Manche haben am Ende des Studiums Zweifel, ob es richtig ist, Einbußen beim Einstiegsgehalt hinzunehmen

Lars Scheffer hatte zunächst auch mit dem öffentlichen Dienst geliebäugelt. Polizist, Lehrer, vielleicht Rechtspfleger, das kam für den 17-Jährigen eine Zeit lang infrage. Aber dann fand er keinen dieser Berufe für sich wirklich interessant. Inzwischen tendiert der Gymnasiast aus Nordrhein-Westfalen eher zu einem Ingenieursstudium wie Elektrotechnik oder Maschinenbau. Scheffer bereitet sich gerade auf das Abitur vor und schätzt die Sicherheit, die der öffentliche Dienst als Arbeitgeber bietet. "Sicherheit hört sich erst einmal gut an, man kann vieles besser planen, und auch die Pension, die man später als Beamter bekommt, ist sehr gut. Aber für mich muss der Job vor allen Dingen Spaß machen. Denn wenn man tut, woran man Spaß hat, macht einem das das Leben leichter", sagt er. Geld ist auch bei Lars Scheffer nicht das treibende Argument. Man braucht es, um leben zu können, nicht mehr und nicht weniger.

Diese Haltung findet auch Andreas Butz von EY in den Befragungen von jungen Menschen grundsätzlich bestätigt. Aber am Ende eines Studiums kämen vielen dann vielleicht doch Zweifel, ob es richtig ist, für die Sicherheit des Arbeitsplatzes im öffentlichen Dienst beim Einstiegsgehalt auf vier- oder fünftausend Euro im Jahr zu verzichten. "Wir sehen beim öffentlichen Dienst in der Vergütung einen strategischen Nachteil, denn grundsätzlich spielt Geld schon eine Rolle", sagt er. Neben dem Einkommen, der Freude an der Arbeit und der Sicherheit des Arbeitsplatzes ist vielen jungen Menschen auch das Ansehen wichtig, das sie im späteren Beruf haben werden. Das drückt sich nicht mehr in Statussymbolen wie einem Eigenheim oder einem großem Dienstwagen aus, sondern in dem Wunsch, etwas Sinnvolles und Gutes zu tun. "Wenn man in seinem Beruf etwa bewegen kann, kann man darauf stolz sein. Ich möchte meinen Kindern einmal zeigen, dass ich stolz auf meine Arbeit bin", sagt Erik Jardin.

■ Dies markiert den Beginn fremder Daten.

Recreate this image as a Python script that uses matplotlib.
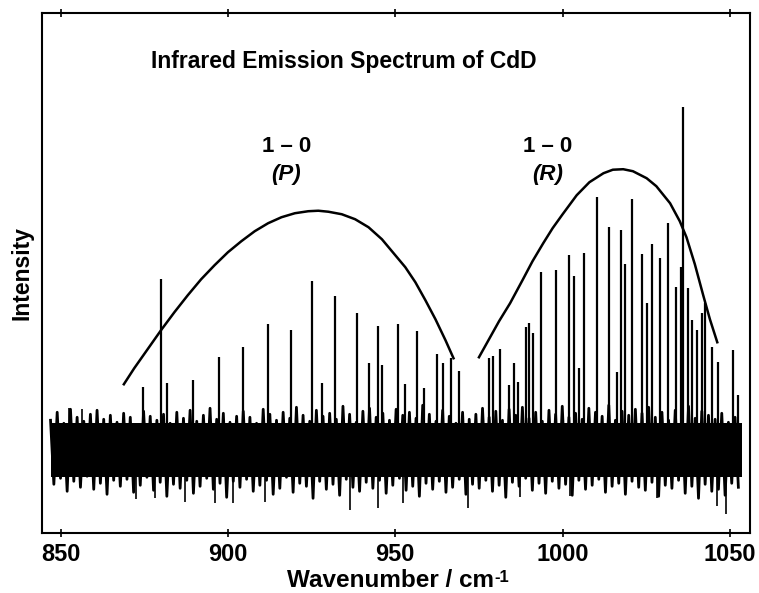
import numpy as np
import matplotlib.pyplot as plt

plt.rcParams['font.family'] = ['Liberation Sans', 'DejaVu Sans']
plt.rcParams['font.weight'] = 'bold'

# noise band: upper and lower excursions, read every ~2 cm-1 from 847 to 1053.5
noise_top = [30, 38, 27, 41, 33, 29, 36, 40, 31, 35,
             28, 37, 33, 25, 39, 34, 30, 36, 27, 38,
             32, 40, 29, 35, 42, 31, 37, 28, 34, 39,
             33, 27, 41, 36, 30, 38, 32, 43, 35, 29,
             40, 34, 37, 31, 44, 36, 28, 39, 42, 33,
             37, 30, 41, 35, 38, 32, 45, 36, 29, 40,
             34, 27, 38, 31, 36, 42, 33, 39, 30, 41,
             35, 43, 32, 38, 29, 40, 36, 44, 33, 37,
             31, 42, 38, 34, 45, 30, 39, 35, 41, 37,
             43, 33, 38, 30, 40, 36, 44, 32, 39, 35,
             31, 37, 28, 33]
noise_bot = [-34, -28, -41, -31, -37, -26, -39, -33, -44, -30,
             -36, -29, -42, -35, -27, -40, -32, -46, -34, -38,
             -30, -43, -36, -28, -39, -33, -47, -31, -37, -29,
             -41, -35, -30, -44, -38, -27, -42, -33, -36, -48,
             -31, -39, -34, -45, -29, -37, -41, -32, -38, -30,
             -43, -35, -28, -40, -36, -46, -33, -39, -31, -42,
             -37, -29, -44, -34, -38, -30, -41, -35, -47, -32,
             -36, -28, -40, -33, -43, -31, -38, -34, -45, -30,
             -39, -35, -29, -42, -36, -33, -44, -31, -37, -40,
             -32, -46, -35, -38, -30, -43, -36, -48, -34, -41,
             -39, -45, -33, -37]
noise_start, noise_end = 847.0, 1053.5

# single noise spikes reaching past the band
spike_dn_wn = [872.4, 878.3, 887.3, 896.2, 901.6, 911.2, 936.5, 944.9, 952.4,
               971.8, 987.3, 1002.2, 1028.1, 1046.0, 1048.8]
spike_dn_h = [-49, -48, -52, -53, -53, -52, -60, -58, -53, -58, -47, -46, -48, -56, -64]
spike_up_wn = [852.4, 856.5]
spike_up_h = [42, 41]

# rotational lines
line_wn = [874.5, 880.1, 881.9, 889.6, 897.2, 904.5, 911.9, 918.7, 925.2, 928.2,
           931.9, 938.5, 942.1, 944.7, 946.0, 950.7, 953.0, 956.6, 958.7, 962.4,
           964.2, 966.6, 968.9,
           978.1, 979.1, 981.3, 984.1, 985.5, 986.8, 989.0, 990.1, 991.1, 993.5,
           997.9, 1002.0, 1003.4, 1004.8, 1006.4, 1010.2, 1013.9, 1016.3, 1017.4,
           1018.6, 1020.6, 1023.6, 1025.1, 1026.6, 1029.1, 1031.6, 1033.9, 1035.5,
           1035.9, 1037.6, 1038.8, 1040.2, 1041.6, 1042.5, 1044.5, 1046.5, 1050.8,
           1052.5]
line_h = [63, 171, 67, 70, 93, 103, 126, 120, 169, 67,
          154, 137, 87, 124, 85, 126, 66, 119, 62, 96,
          87, 92, 79,
          92, 94, 101, 65, 87, 68, 123, 127, 117, 178,
          180, 195, 174, 82, 197, 253, 223, 78, 220,
          186, 251, 196, 147, 206, 192, 227, 163, 183,
          343, 162, 130, 120, 137, 147, 103, 88, 100,
          55]

# envelope curves drawn over the branches
p_env_wn = [868.9, 872, 876, 880, 884, 888, 892, 896, 900, 904, 908, 912, 916, 920,
            924, 927, 930, 934, 938, 942, 946, 950, 953, 956, 959, 962, 965, 967.4]
p_env_h = [66, 82, 101, 120, 138, 155, 171, 185, 198, 209, 219, 227, 233, 237,
           239, 239.5, 238.5, 236, 231, 223, 211, 195, 183, 168, 150, 131, 110, 92]
r_env_wn = [975.0, 978, 981, 984.3, 988, 991, 994.2, 997, 1000, 1004.2, 1008, 1012.2,
            1015, 1018.1, 1021, 1025.1, 1028, 1032.1, 1035, 1037, 1039.5, 1042, 1044, 1046.2]
r_env_h = [93, 111, 129, 147, 170, 189, 207, 222, 236, 255, 268, 277,
           280.5, 281, 279, 272, 264, 247, 229, 213, 186, 155, 131, 108]

fig = plt.figure(figsize=(7.59, 5.93), dpi=100)
ax = fig.add_axes([0.0553, 0.1007, 0.9328, 0.8779])

# noise trace zig-zags between the read upper and lower excursions
n = len(noise_top)
step = (noise_end - noise_start) / n
zx, zy = [], []
for i in range(n):
    zx += [noise_start + i * step, noise_start + (i + 0.5) * step]
    zy += [noise_top[i], noise_bot[i]]
core = 27
ax.fill_between([noise_start, noise_end], [-core, -core], [core, core], color='black', lw=0)
ax.plot(zx, zy, color='black', lw=2.0)
ax.vlines(spike_dn_wn, 0, spike_dn_h, color='black', lw=1.2)
ax.vlines(spike_up_wn, 0, spike_up_h, color='black', lw=1.2)
ax.vlines(line_wn, 0, line_h, color='black', lw=1.6)

ax.plot(p_env_wn, p_env_h, color='black', lw=1.8)
ax.plot(r_env_wn, r_env_h, color='black', lw=1.8)

ax.text(934.7, 389, 'Infrared Emission Spectrum of CdD', ha='center', va='center',
        fontsize=16.5, fontweight='bold')
ax.text(917.4, 304, '1 \u2013 0', ha='center', va='center', fontsize=16, fontweight='bold')
ax.text(917.4, 276, '(P)', ha='center', va='center', fontsize=16, fontweight='bold', style='italic')
ax.text(995.4, 304, '1 \u2013 0', ha='center', va='center', fontsize=16, fontweight='bold')
ax.text(995.4, 276, '(R)', ha='center', va='center', fontsize=16, fontweight='bold', style='italic')

ax.set_xlim(844.44, 1055.97)
ax.set_ylim(-83, 437.5)
ax.set_xticks([850, 900, 950, 1000, 1050])
ax.set_yticks([])
ax.tick_params(axis='x', direction='inout', length=6, width=1.2, top=True,
               labelsize=17, pad=4)
for lab in ax.get_xticklabels():
    lab.set_fontweight('bold')
for sp in ax.spines.values():
    sp.set_linewidth(1.5)

xl = ax.set_xlabel('Wavenumber / cm', fontsize=17.5, fontweight='bold', labelpad=2)
ax.set_ylabel('Intensity', fontsize=16.5, fontweight='bold', labelpad=6)

# superscript "-1" after the x label
xl.set_x(0.5 - 0.008)
fig.canvas.draw()
bb = xl.get_window_extent()
fig.text(bb.x1 / fig.bbox.width + 0.001, bb.y1 / fig.bbox.height - 0.002, '-1',
         fontsize=12, fontweight='bold', ha='left', va='top')

fig.savefig('out.png', dpi=100)
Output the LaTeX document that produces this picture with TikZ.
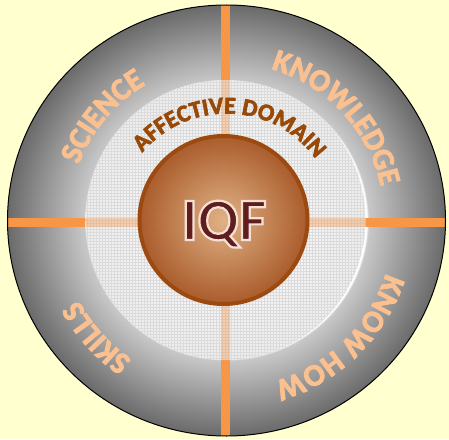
\documentclass[tikz,border=0pt]{standalone}
\usepackage{fontspec}
\setmainfont{Carlito}
\usetikzlibrary{decorations.text,patterns}

\definecolor{bgyellow}{RGB}{255,255,208}
\definecolor{ringdark}{RGB}{106,106,106}
\definecolor{ringlight}{RGB}{200,200,200}
\definecolor{barorange}{RGB}{247,150,70}
\definecolor{peach}{RGB}{250,192,144}
\definecolor{rust}{RGB}{152,72,7}
\definecolor{coreedge}{RGB}{156,74,16}
\definecolor{coreinner}{RGB}{224,178,134}
\definecolor{coreouter}{RGB}{170,92,44}
\definecolor{iqfmaroon}{RGB}{94,30,30}

\pgfdeclareradialshading{ringshade}{\pgfpoint{0bp}{0bp}}{color(0bp)=(white); color(16bp)=(white); color(16.2bp)=(ringlight); color(25bp)=(ringdark); color(50bp)=(ringdark)}

% stroke round the letters (fill + stroke render mode)
\newcommand\letterrim[2]{\special{pdf:code 2 Tr #1 w #2 RG}}
\newcommand\ringfont{\bfseries\fontsize{31}{31}\selectfont\letterrim{0.9}{0.98 0.753 0.565}}
\newcommand\domainfont{\bfseries\fontsize{24}{24}\selectfont\letterrim{0.7}{0.596 0.282 0.027}}
\newcommand\iqffont{\bfseries\fontsize{60}{60}\selectfont}

\tikzset{
  ringlabel/.style={decorate, decoration={text along path, text align=center,
    text color=peach, text={|\ringfont|#1}}},
  crossbar/.style={barorange, line width=9}
}

\begin{document}
\begin{tikzpicture}[x=1pt,y=1pt]
            \fill[bgyellow] (-226.5,-218.5) rectangle (222.5,220.5);
            \useasboundingbox (-226.5,-218.5) rectangle (222.5,220.5);
            % outer ring
            \shade[shading=ringshade] (0,0) ellipse[x radius=219, y radius=215.5];
            \begin{scope}
              \clip (0,0) ellipse[x radius=219, y radius=215.5];
              \draw[crossbar] (-230,-1.5) -- (230,-1.5);
              \draw[crossbar] (-1,-230) -- (-1,230);
            \end{scope}
            \draw[black, line width=1] (0,0) ellipse[x radius=219, y radius=215.5];
            % affective domain disc
            \shade[inner color=white, outer color=gray!14] (-1,0.5) circle[radius=140];
            \fill[pattern=grid, pattern color=gray!28] (-1,0.5) circle[radius=140];
            \begin{scope}
              \clip (-1,0.5) circle[radius=140];
              \draw[crossbar, opacity=0.38] (-230,-1.5) -- (230,-1.5);
              \draw[crossbar, opacity=0.38] (-1,-230) -- (-1,230);
            \end{scope}
            % core
            \shade[inner color=coreinner, outer color=coreouter] (-3,0.5) circle[radius=84];
            \draw[coreedge, line width=4] (-3,0.5) circle[radius=84];
            \node[text=iqfmaroon, font=\iqffont, anchor=base] (iqf) at (-2.5,-19.5) {\letterrim{2.2}{0.965 0.878 0.839}IQF};
            % labels
            \path[decorate, decoration={text along path, text align=center, text color=rust,
              text={|\domainfont|AFFECTIVE DOMAIN}}]
              (0,-3) ++(178:110) arc[start angle=178, end angle=-2, radius=110];
            \path[ringlabel=SCIENCE] (200:158) arc[start angle=200, end angle=80, radius=158];
            \path[ringlabel=KNOWLEDGE] (100:158) arc[start angle=100, end angle=-14, radius=158];
            \path[ringlabel=KNOW HOW] (14:168) arc[start angle=14, end angle=-106, radius=168];
            \path[ringlabel=SKILLS] (-78:168) arc[start angle=-78, end angle=-198, radius=168];
          \end{tikzpicture}
\end{document}
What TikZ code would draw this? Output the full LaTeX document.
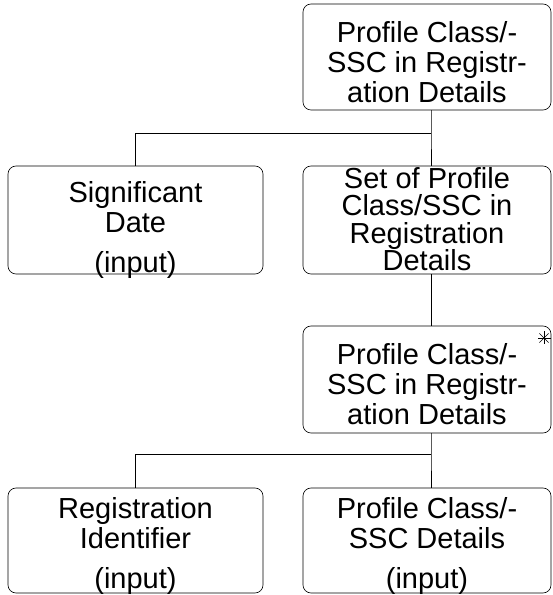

Der öffentliche Dienst in Deutschland mit seinen circa 4,8 Millionen Beschäftigten braucht dringend Nachwuchs. Bis 2030 prognostiziert die Unternehmensberatung Mc Kinsey & Company eine Personallücke von 730 000 Menschen, vor allem weil bis dahin jeder dritte Beschäftigte in Rente geht. Allein in der mittleren Führungsebene, die größtenteils schon mit Akademikern besetzt ist, sollen dann 400 000 Stellen unbesetzt sein. Schon heute fehlt es an allen Ecken und Enden. Lehrer sind knapp, im Bauamt bleiben die Bauanträge lange unbearbeitet, weil die Sachbearbeiter fehlen, und die Digitalisierung kommt nur stockend voran, weil IT-Fachleute in die Privatwirtschaft gehen, statt zum Staat.

Dass die Generation Z die Lücke füllen wird, die die ausscheidenden Baby-Boomer hinterlassen, ist zumindest zweifelhaft. Denn selbst wenn die derzeitige Attraktivität in den Augen der jungen Menschen anhielte und sie nach ihrer Ausbildung tatsächlich in den öffentlichen Dienst gingen, wären es immer noch zu wenige, um die Lücke zu schließen.